Daniel Malouff, editor of the blog BeyondDC, sees these WalkUPs as more like “starter cities” for suburbanites. “A place like Reston can introduce people who have grown up with suburbia to the idea of urbanism,” he says…

But does density and walkability alone make something urban? Though these outer-ring WalkUPs display many of the technical metrics of a city, most have an unmistakable suburban flavor…

But if WalkUPs promise an urban experience, it’s fair to ask what kind of urban experience they’re offering. “Any definition of urban you can think of, these places would qualify,” says Malouff. “But there’s clearly a difference.”…

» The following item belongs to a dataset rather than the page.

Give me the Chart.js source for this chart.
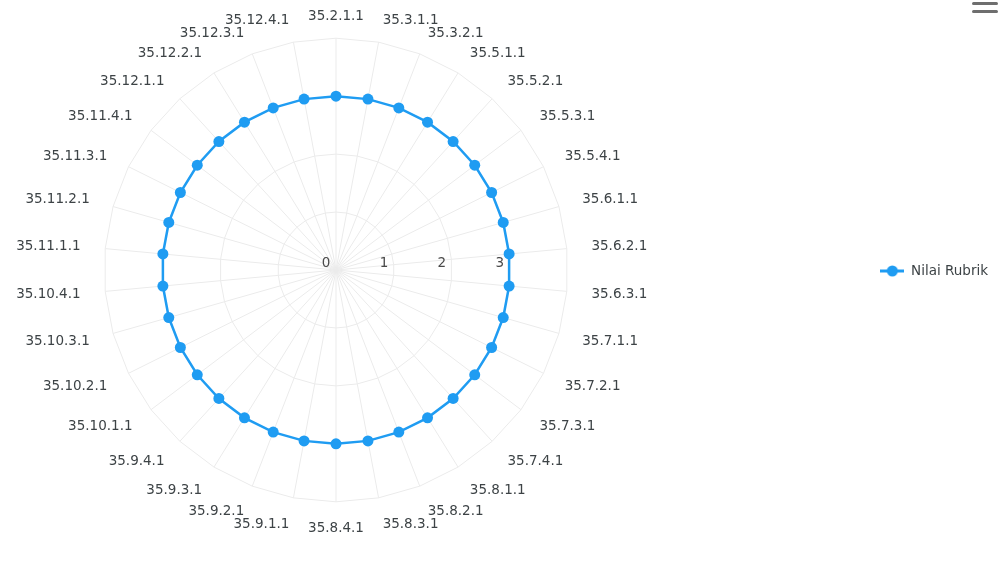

The discussion about the authenticity of newly-built urban places has been going on since at least the late 1980s, when New Urbanism started to become a thing. On the one hand, new-built town centers are usually a touch sterile (especially if they’re built by a single developer all at once), and often disconnected from other urban places. On the other hand, they get better with age, and even Adams Morgan was a new place once upon a time.

I agree with the criticism that these places can sometimes feel forced, especially the ones like Bowie Town Center that are basically malls without a roof. But given the reality that our metropolitan areas jumped the suburban shark decades ago, and that millions of suburbanites cannot be expected to convert to Jane Jacobs urbanists all at once, whatcha gonna do? What other solution is there at the regional scale, except for incremental change in the right direction?

Our metropolitan areas aren’t going to change overnight, and we wouldn’t want them to anyway (it wouldn’t feel “real”). If our regions are going to change, it will be an incremental change.

That’s what’s so ironic about these town centers. Individually some of them lack the organic progression that would make them feel real. But taken in the regional context they are a legitimate step in precisely that sort of progression, part of a decades-long evolution of our metropolitan areas.

So whatever legitimate and true criticism of them is leveled, they’re still a good and necessary thing. The challenge for urban planners in the 21st Century will not be how to fight against these town centers, but rather will be how to improve them, and how to incorporate them in to a working, interconnected region.